§ **Information supplied**:
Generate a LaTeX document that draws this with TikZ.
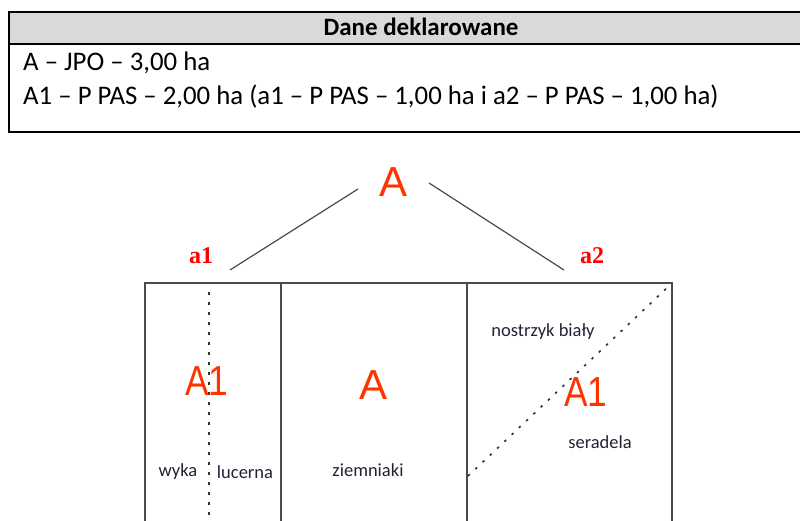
\documentclass[tikz,border=0pt]{standalone}
\usepackage{fontspec}
\setmainfont{Carlito}
\newfontfamily\arialf{Liberation Sans}
\newfontfamily\serifbf{Liberation Serif}
\definecolor{hdrgray}{HTML}{D9D9D9}
\definecolor{linegray}{HTML}{4A4A4A}
\definecolor{bigred}{HTML}{FF3300}
\definecolor{txtdark}{HTML}{222233}
\begin{document}
\begin{tikzpicture}[x=1pt,y=-1pt,
  tbl/.style={draw=black,line width=2pt},
  rowtext/.style={anchor=base west,inner sep=0,font=\fontsize{26.8}{30}\selectfont},
  hdrtext/.style={anchor=base,inner sep=0,font=\fontsize{25}{28}\selectfont\bfseries},
  bigletter/.style={inner sep=0,text=bigred,font=\arialf\fontsize{42}{45}\selectfont},
  smalllabel/.style={inner sep=0,text=red,font=\serifbf\bfseries\fontsize{24}{27}\selectfont},
  croptext/.style={inner sep=0,text=txtdark,font=\fontsize{18.5}{21}\selectfont},
  field/.style={draw=linegray,line width=1.8pt},
  branch/.style={draw=linegray,line width=1.2pt},
  dotline/.style={draw=black!80,line width=1.6pt,dash pattern=on 2.5pt off 7.5pt}]
\useasboundingbox (0,0) rectangle (800,520);
\clip (0,0) rectangle (800,520);
% table
\fill[hdrgray] (9,12) rectangle (840,44);
\draw[tbl] (9,12) rectangle (840,132);
\draw[tbl] (9,44) -- (840,44);
\node[hdrtext] (hdr) at (421,35) {Dane deklarowane};
\node[rowtext] (row1) at (23,70) {A – JPO – 3,00 ha};
\node[rowtext] (row2) at (23,104) {A1 – P PAS – 2,00 ha (a1 – P PAS – 1,00 ha i a2 – P PAS – 1,00 ha)};
% tree
\node[bigletter] (topA) at (394,182) {A};
\node[smalllabel] (a1) at (201,256) {a1};
\node[smalllabel] (a2) at (592,256) {a2};
\coordinate (l1) at (230,270);
\coordinate (l2) at (358,189);
\coordinate (r1) at (429,183);
\coordinate (r2) at (564,270);
\draw[branch] (l1) -- (l2);
\draw[branch] (r1) -- (r2);
% field
\coordinate (fTL) at (145,283);
\coordinate (fBR) at (672,560);
\draw[field] (fTL) rectangle (fBR);
\coordinate (v1t) at (281,283);
\coordinate (v1b) at (281,560);
\coordinate (v2t) at (467,283);
\coordinate (v2b) at (467,560);
\draw[field] (v1t) -- (v1b);
\draw[field] (v2t) -- (v2b);
\coordinate (d1t) at (209,292);
\coordinate (d1b) at (209,525);
\draw[dotline] (d1t) -- (d1b);
\coordinate (d2a) at (468,476);
\coordinate (d2b) at (670,285);
\draw[dotline] (d2a) -- (d2b);
% labels in field
\node[bigletter] (A1left) at (207,381) {\scalebox{0.84}[1]{A1}};
\node[bigletter] (Amid) at (374,385) {A};
\node[bigletter] (A1right) at (586,392) {\scalebox{0.84}[1]{A1}};
\node[croptext] (wyka) at (178,472) {wyka};
\node[croptext] (lucerna) at (245,472) {lucerna};
\node[croptext] (ziemniaki) at (368,470) {ziemniaki};
\node[croptext] (nostrzyk) at (543,332) {nostrzyk biały};
\node[croptext] (seradela) at (600,442) {seradela};
\end{tikzpicture}
\end{document}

§ **What needs to be done**:
Copy the listing in full and without alteration, omitting every picture.

§ **Task output**:
Generate a LaTeX document that draws this with TikZ.
\documentclass[tikz,border=0pt]{standalone}
\usepackage{fontspec}
\setmainfont{Carlito}
\newfontfamily\arialf{Liberation Sans}
\newfontfamily\serifbf{Liberation Serif}
\definecolor{hdrgray}{HTML}{D9D9D9}
\definecolor{linegray}{HTML}{4A4A4A}
\definecolor{bigred}{HTML}{FF3300}
\definecolor{txtdark}{HTML}{222233}
\begin{document}
\begin{tikzpicture}[x=1pt,y=-1pt,
  tbl/.style={draw=black,line width=2pt},
  rowtext/.style={anchor=base west,inner sep=0,font=\fontsize{26.8}{30}\selectfont},
  hdrtext/.style={anchor=base,inner sep=0,font=\fontsize{25}{28}\selectfont\bfseries},
  bigletter/.style={inner sep=0,text=bigred,font=\arialf\fontsize{42}{45}\selectfont},
  smalllabel/.style={inner sep=0,text=red,font=\serifbf\bfseries\fontsize{24}{27}\selectfont},
  croptext/.style={inner sep=0,text=txtdark,font=\fontsize{18.5}{21}\selectfont},
  field/.style={draw=linegray,line width=1.8pt},
  branch/.style={draw=linegray,line width=1.2pt},
  dotline/.style={draw=black!80,line width=1.6pt,dash pattern=on 2.5pt off 7.5pt}]
\useasboundingbox (0,0) rectangle (800,520);
\clip (0,0) rectangle (800,520);
% table
\fill[hdrgray] (9,12) rectangle (840,44);
\draw[tbl] (9,12) rectangle (840,132);
\draw[tbl] (9,44) -- (840,44);
\node[hdrtext] (hdr) at (421,35) {Dane deklarowane};
\node[rowtext] (row1) at (23,70) {A – JPO – 3,00 ha};
\node[rowtext] (row2) at (23,104) {A1 – P PAS – 2,00 ha (a1 – P PAS – 1,00 ha i a2 – P PAS – 1,00 ha)};
% tree
\node[bigletter] (topA) at (394,182) {A};
\node[smalllabel] (a1) at (201,256) {a1};
\node[smalllabel] (a2) at (592,256) {a2};
\coordinate (l1) at (230,270);
\coordinate (l2) at (358,189);
\coordinate (r1) at (429,183);
\coordinate (r2) at (564,270);
\draw[branch] (l1) -- (l2);
\draw[branch] (r1) -- (r2);
% field
\coordinate (fTL) at (145,283);
\coordinate (fBR) at (672,560);
\draw[field] (fTL) rectangle (fBR);
\coordinate (v1t) at (281,283);
\coordinate (v1b) at (281,560);
\coordinate (v2t) at (467,283);
\coordinate (v2b) at (467,560);
\draw[field] (v1t) -- (v1b);
\draw[field] (v2t) -- (v2b);
\coordinate (d1t) at (209,292);
\coordinate (d1b) at (209,525);
\draw[dotline] (d1t) -- (d1b);
\coordinate (d2a) at (468,476);
\coordinate (d2b) at (670,285);
\draw[dotline] (d2a) -- (d2b);
% labels in field
\node[bigletter] (A1left) at (207,381) {\scalebox{0.84}[1]{A1}};
\node[bigletter] (Amid) at (374,385) {A};
\node[bigletter] (A1right) at (586,392) {\scalebox{0.84}[1]{A1}};
\node[croptext] (wyka) at (178,472) {wyka};
\node[croptext] (lucerna) at (245,472) {lucerna};
\node[croptext] (ziemniaki) at (368,470) {ziemniaki};
\node[croptext] (nostrzyk) at (543,332) {nostrzyk biały};
\node[croptext] (seradela) at (600,442) {seradela};
\end{tikzpicture}
\end{document}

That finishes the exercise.